What will improve my workload as a primary teacher?
* release time: currently CRT (Classroom Release Time) for primary teachers is two days a term or, as written in the Primary Teachers Collective Agreement, ten hours per term. This does not give me enough time to complete all the reading and maths assessments I need to do for my class. Consequently I need to complete the remainder during time I should be teaching - therefore my class end up doing "busy work" to try and manage them while I try to assess kids. This is not ideal for the child being assessed or my stress levels. This also means I get no time to do planning. Currently I spend three hours minimum after school each day to do my planning, collate assessment, respond to whānau, make resources.... and I am often back at the weekend for at least three hours. And then there are the meetings...
* Retention and recruitment: where are the incentives for young people to stay in our profession? Where are the incentives to join our profession? Why would a young person choose a job that pays possibly $50,000 but requires you to work 60 hour weeks and subsidise the education system out of their own pocket when they could work at 40 hour week elsewhere and not being using their own money to get the job done? Where's the incentive for teachers who left our profession or cut back from fulltime to 0.8 so they could have family life to be full time teachers or relief teachers?
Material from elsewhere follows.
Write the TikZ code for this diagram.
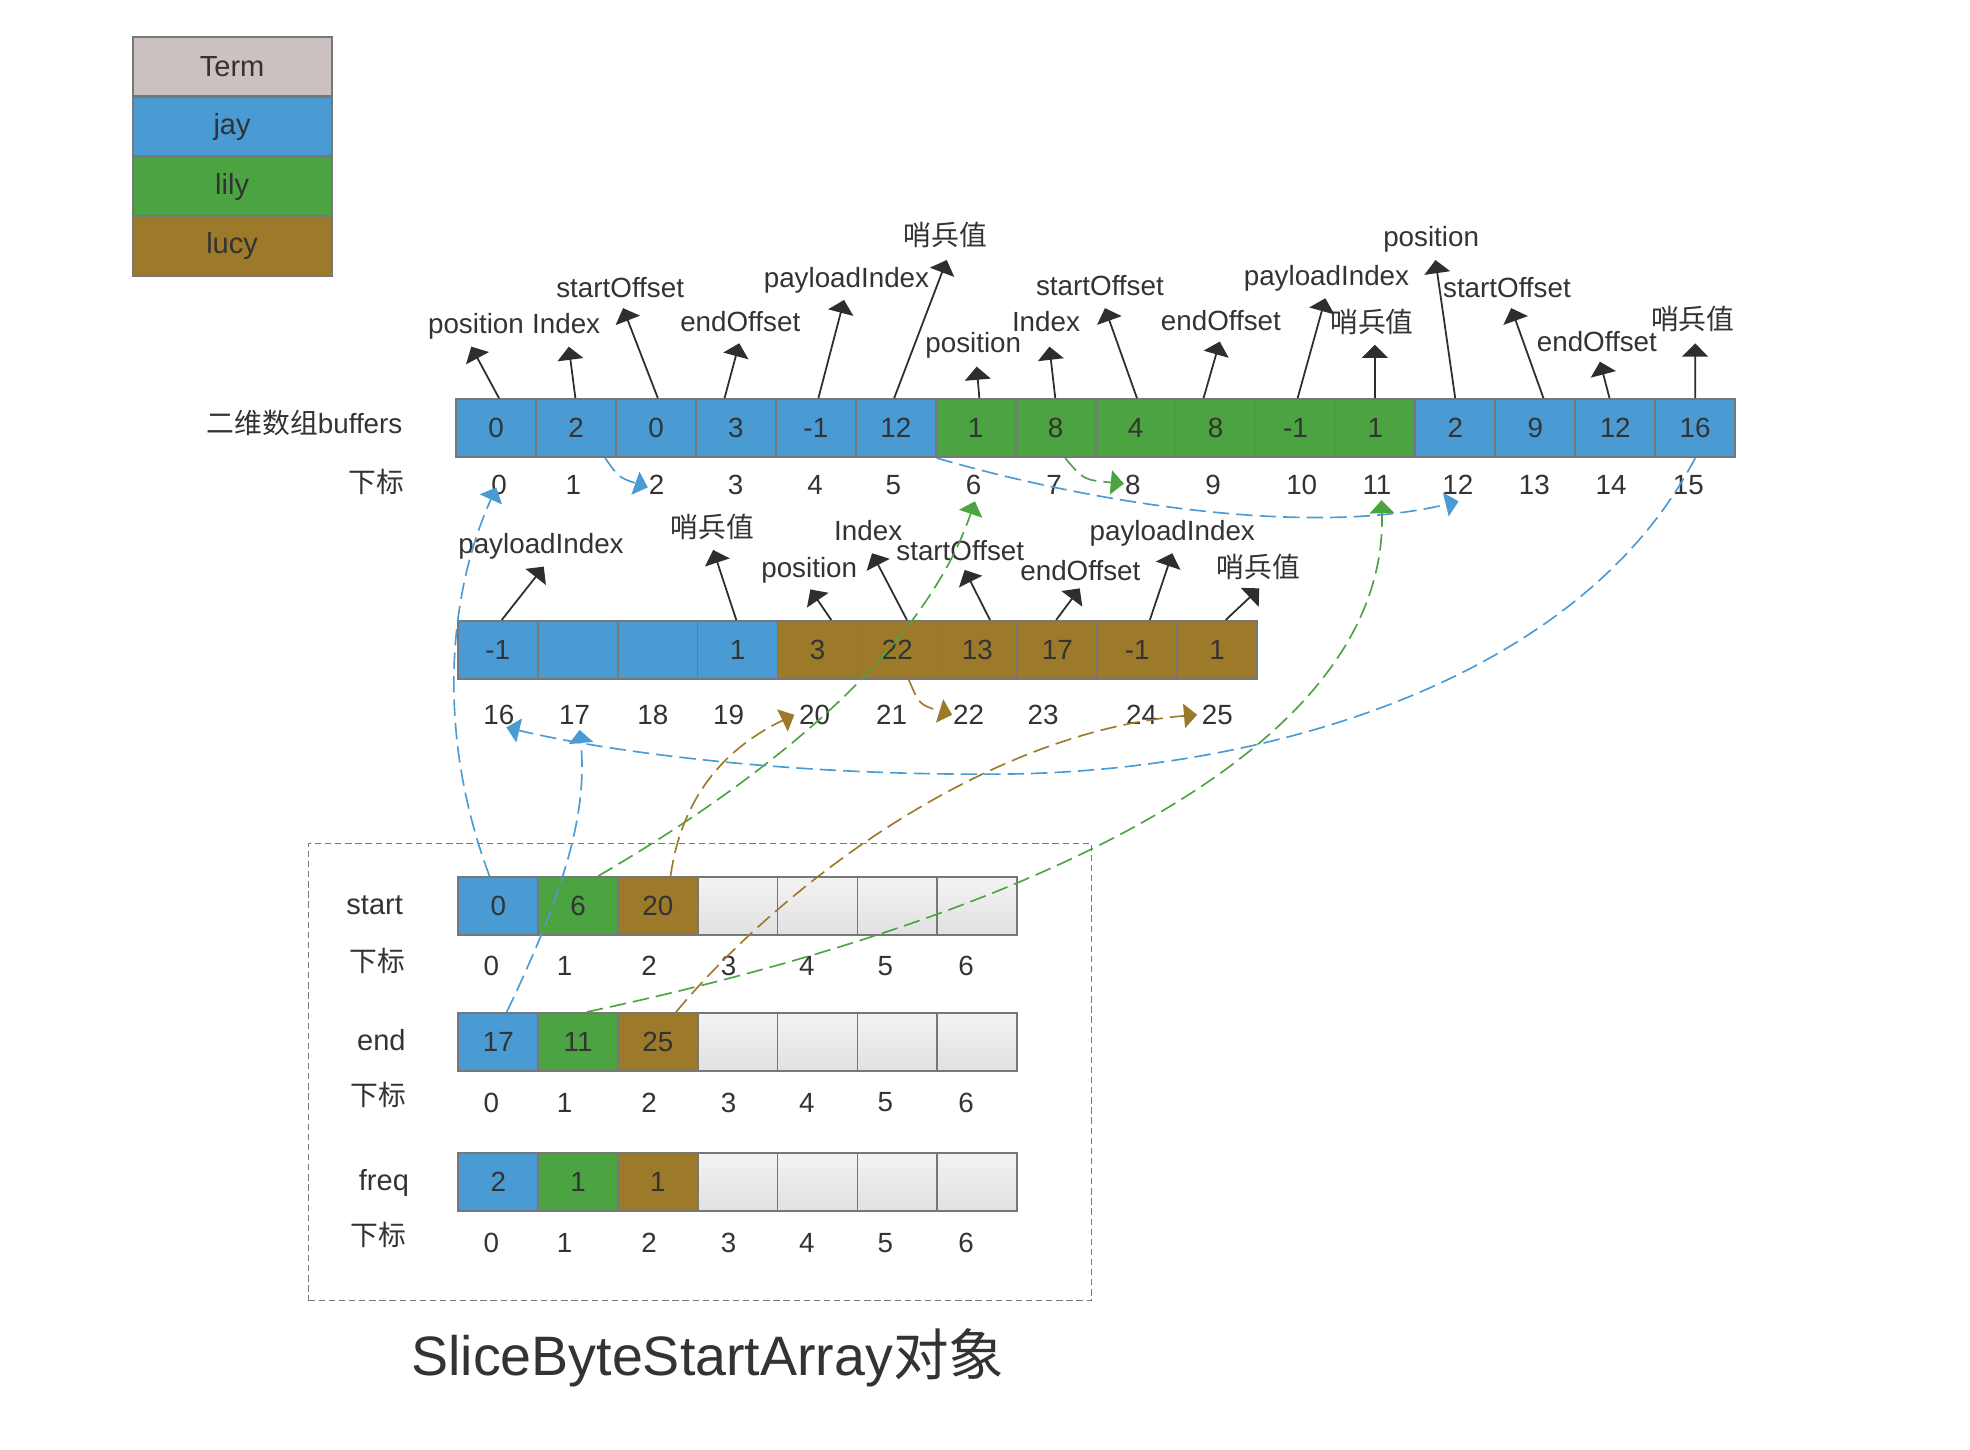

* A SENCO in every school: our most vulnerable kids are missing out. Recently half of one of my CRT days was spent on working on an RTLB referral for one child. That's 1/4 of my CRT time for the term on ONE CHILD. Is that efficient use of my time? It's still incomplete. I haven't had time to go back to it. Meanwhile a child goes without help. A fulltime SENCO would have it sorted well and truly by now because that would be their focus.
Teachers are burning out.
I've already left the profession once due to National Standards. I came back because of the promise of a Labour led government. If nothing changes in regards to workload, I will be yet another teacher forced to leave the profession again in order to preserve my own health and wellbeing.
Many people will say we need to go a bit easier or this will be a one term government, that the cupboard is bare and they need time. We don't have time. Teaching is at a crisis point of a lack of teachers and the others burning out. Children have missed out for too long already due to austerity in education. I worked bloody hard in 2017 to get a change of government, and I will work bloody hard to ensure they are still the government beyond 2020... but our teachers and our children can no longer wait.
This government needs to deliver to teachers and children to ensure Prime Minister Jacinda Ardern's goal to make New Zealand the best place in the world for a child to grow up in.